Всю ночь шел путешественник. Тускло светила луна, поминутно прячась за перистыми облаками. Исчезла в густой траве тропинка. Даже трубка не разгоняла его сон. И все же лишь ранним утром — привал. А затем снова — тяжелый подъем, снова — исполинские деревья, снова — буйная африканская природа, восхищавшая Чикина.
Быть может, первым из русских людей Александр Чикин увидел таинственную, сказочную гору Килиманджаро, увидел ее скрытую в снегах вершину — самую высокую в Африке. «Передо мной открылась величественная Килиманджаро, — читаем в дневнике художника. — Громадным уединенным массивом поднимался этот фиолетовый двуглавый великан, увенчанный блестящей диадемой вечных снегов, сверкающей на голубом фоне неба. Сизые тучки ползали по его едва заметным утесам… «Так вот она, Килиманджаро!» — повторял я, глядя с каким-то радостным чувством на эту высочайшую вершину Африки. Я не спускал с нее глаз, и, когда мы после маленькой передышки снова двинулись, я все еще продолжал смотреть на нее, пока, наконец, ее девственные снега не скрылись за отрогом…»
На одном рисунке художник запечатлел женщин с колодками на шее. «С первого взгляда, — гласит дневниковая запись, — я не понял, что это такое, я недоумевал, за какую провинность нацепили на несчастных это варварское ярмо.

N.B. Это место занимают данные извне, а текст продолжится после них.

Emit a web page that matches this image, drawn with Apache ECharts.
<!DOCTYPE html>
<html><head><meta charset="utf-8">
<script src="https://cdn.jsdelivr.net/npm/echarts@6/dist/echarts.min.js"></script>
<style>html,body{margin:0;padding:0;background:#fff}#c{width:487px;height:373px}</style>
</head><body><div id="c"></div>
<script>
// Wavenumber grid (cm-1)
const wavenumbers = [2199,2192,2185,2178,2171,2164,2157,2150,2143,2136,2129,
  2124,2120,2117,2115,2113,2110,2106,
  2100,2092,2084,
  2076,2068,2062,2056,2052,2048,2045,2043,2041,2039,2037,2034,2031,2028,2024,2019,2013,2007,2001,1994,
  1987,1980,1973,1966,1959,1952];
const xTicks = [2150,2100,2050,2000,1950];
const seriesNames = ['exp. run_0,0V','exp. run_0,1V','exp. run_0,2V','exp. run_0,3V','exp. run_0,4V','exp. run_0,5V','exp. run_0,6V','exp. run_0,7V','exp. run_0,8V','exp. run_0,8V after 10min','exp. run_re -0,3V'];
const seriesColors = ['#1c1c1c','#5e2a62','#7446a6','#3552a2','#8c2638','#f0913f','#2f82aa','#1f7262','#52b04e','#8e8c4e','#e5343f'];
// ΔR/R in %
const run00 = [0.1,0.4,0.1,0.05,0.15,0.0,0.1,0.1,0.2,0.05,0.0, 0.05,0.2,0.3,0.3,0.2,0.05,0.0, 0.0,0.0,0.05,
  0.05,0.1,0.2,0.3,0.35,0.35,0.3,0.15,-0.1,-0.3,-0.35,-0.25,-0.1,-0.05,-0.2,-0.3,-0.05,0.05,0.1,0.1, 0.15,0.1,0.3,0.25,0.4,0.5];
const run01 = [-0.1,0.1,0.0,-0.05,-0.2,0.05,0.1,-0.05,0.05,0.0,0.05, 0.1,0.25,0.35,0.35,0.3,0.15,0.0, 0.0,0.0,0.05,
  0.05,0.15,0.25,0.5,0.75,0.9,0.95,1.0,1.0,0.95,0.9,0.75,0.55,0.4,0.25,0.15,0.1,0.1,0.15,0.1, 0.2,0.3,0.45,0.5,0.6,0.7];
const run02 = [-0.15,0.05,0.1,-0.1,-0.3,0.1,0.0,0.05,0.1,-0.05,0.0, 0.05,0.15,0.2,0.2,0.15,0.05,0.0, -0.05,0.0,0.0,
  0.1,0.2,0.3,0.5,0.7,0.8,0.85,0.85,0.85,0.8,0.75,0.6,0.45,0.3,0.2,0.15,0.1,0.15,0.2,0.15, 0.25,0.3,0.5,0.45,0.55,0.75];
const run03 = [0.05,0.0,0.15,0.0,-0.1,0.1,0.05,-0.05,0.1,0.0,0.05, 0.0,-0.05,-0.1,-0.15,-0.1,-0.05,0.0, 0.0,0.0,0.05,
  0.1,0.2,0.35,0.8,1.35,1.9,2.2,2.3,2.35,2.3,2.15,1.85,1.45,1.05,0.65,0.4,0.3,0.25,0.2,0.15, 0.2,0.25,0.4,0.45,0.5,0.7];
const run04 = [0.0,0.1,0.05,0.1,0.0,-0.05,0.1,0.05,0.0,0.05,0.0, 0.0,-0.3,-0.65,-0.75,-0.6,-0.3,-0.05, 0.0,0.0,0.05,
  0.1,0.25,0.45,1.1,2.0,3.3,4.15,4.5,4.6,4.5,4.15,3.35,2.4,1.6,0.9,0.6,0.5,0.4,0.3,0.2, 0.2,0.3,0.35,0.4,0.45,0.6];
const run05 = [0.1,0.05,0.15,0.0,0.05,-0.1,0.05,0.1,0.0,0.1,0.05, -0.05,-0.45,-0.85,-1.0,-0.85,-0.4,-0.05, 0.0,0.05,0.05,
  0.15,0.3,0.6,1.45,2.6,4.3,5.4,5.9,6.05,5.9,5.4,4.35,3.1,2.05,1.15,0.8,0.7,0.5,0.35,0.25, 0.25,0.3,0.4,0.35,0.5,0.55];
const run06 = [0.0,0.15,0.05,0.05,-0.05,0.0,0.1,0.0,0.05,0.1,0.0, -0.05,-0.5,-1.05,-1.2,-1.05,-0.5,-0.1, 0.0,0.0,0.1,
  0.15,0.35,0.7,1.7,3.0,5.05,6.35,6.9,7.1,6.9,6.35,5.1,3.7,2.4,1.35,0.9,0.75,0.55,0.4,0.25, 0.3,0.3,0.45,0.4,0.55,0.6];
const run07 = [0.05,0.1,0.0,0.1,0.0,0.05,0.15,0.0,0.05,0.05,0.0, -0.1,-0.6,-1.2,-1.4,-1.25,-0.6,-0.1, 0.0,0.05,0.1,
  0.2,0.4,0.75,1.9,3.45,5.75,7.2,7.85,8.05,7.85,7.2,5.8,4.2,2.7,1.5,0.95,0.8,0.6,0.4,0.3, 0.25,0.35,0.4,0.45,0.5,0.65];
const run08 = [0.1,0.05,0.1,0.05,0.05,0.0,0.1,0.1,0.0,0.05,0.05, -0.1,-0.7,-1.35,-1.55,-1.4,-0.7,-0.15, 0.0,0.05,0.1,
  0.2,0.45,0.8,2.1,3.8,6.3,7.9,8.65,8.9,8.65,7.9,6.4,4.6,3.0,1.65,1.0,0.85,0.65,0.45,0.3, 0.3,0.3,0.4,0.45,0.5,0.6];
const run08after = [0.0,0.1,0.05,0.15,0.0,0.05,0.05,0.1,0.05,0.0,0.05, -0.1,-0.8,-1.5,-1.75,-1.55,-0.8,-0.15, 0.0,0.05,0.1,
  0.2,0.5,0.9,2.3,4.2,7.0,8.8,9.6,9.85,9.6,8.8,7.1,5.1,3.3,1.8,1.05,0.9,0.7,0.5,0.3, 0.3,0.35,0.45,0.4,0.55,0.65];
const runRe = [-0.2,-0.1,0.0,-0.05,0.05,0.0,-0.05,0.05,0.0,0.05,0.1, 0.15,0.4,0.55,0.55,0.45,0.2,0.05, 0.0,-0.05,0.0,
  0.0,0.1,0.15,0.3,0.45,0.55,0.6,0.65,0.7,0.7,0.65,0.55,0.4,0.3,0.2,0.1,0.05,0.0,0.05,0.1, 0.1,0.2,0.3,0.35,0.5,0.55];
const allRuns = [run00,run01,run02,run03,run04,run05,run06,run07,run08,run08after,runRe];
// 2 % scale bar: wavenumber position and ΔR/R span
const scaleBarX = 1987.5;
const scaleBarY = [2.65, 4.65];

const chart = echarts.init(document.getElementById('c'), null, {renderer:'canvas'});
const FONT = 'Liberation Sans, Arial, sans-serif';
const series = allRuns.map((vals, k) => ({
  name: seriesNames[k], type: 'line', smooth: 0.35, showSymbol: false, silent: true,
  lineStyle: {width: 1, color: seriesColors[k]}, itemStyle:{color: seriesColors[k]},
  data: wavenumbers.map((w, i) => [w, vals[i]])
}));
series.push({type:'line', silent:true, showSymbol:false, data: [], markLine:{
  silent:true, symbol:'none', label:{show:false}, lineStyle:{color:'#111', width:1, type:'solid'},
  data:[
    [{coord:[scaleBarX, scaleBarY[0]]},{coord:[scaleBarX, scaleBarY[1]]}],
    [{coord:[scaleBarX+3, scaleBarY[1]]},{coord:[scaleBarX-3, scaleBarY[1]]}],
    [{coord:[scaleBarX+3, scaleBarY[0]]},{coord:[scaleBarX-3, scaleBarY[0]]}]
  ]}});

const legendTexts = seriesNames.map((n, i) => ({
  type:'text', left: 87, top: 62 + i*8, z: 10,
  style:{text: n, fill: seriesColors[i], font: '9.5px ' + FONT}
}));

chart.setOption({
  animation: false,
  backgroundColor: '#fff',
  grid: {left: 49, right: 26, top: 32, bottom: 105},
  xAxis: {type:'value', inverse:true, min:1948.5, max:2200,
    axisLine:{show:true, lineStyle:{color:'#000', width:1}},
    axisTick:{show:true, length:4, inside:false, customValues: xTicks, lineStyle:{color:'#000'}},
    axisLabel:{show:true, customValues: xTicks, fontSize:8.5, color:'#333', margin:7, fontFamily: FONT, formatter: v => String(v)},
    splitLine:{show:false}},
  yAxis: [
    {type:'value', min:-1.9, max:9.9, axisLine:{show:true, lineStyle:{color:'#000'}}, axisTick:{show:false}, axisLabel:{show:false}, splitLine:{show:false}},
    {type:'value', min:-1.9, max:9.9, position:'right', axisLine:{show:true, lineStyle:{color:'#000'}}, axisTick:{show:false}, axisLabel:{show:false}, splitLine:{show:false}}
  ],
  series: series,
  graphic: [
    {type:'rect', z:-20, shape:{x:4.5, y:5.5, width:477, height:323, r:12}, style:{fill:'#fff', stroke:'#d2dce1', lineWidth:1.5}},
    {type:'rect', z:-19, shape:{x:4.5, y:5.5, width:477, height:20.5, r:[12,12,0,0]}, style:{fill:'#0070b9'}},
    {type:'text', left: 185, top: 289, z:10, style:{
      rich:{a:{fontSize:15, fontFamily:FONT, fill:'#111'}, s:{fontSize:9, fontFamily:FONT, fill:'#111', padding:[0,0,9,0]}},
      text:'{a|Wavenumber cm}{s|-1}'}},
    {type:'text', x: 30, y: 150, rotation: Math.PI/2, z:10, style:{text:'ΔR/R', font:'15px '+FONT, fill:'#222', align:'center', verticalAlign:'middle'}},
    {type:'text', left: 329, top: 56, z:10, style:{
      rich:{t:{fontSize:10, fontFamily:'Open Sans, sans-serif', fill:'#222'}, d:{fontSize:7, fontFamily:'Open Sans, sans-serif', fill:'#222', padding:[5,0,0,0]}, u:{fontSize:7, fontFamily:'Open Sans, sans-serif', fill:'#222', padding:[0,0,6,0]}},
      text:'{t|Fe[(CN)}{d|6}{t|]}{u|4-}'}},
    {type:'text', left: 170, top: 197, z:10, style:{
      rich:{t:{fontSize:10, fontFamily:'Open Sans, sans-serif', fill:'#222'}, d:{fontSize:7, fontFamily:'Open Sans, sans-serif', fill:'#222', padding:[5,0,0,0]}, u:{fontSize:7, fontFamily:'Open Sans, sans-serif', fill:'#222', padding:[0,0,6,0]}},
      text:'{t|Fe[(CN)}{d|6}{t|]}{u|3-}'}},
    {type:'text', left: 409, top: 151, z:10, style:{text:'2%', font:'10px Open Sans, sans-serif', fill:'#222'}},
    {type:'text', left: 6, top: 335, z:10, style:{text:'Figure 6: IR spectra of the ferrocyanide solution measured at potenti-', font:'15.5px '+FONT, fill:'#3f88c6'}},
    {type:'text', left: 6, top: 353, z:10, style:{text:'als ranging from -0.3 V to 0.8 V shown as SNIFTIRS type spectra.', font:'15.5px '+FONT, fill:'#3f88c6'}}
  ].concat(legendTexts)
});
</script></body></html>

Мне и в голову не пришло, что передо мной невольничий караван… Вид каравана произвел на меня тяжелое впечатление».
Женщин охраняли детины с английскими ружьями. Они гнали их издалека, на рынок. «Впоследствии, при проезде из Занзибара через Момбасу, — вспоминал Чикин, — я видел целую лодку, нагруженную невольниками и невольницами». Но на сей раз работорговцам не повезло. Пленницам силой вернули свободу.
Из путевого дневника Александра Чикина мы узнаем о первых встречах художников с народом суахили, о посещении ими многих африканских деревень, о поездке на кокосовые плантации колониальной компании, жестоко угнетавшей коренных жителей страны. Дневник Чикина переносит нас на Занзибар, где Чикин столкнулся с омерзительными фактами грабежа континента европейскими державами. Заметки художника рассказывают о том, как английские, американские, немецкие, французские купцы опутывали своими сетями Занзибар. Здесь, сообщал Чикин, можно купить что угодно, но «плохого качества и втридорога, так как сюда сбывается самое гнилое и всякий брак английских и немецких фабрик».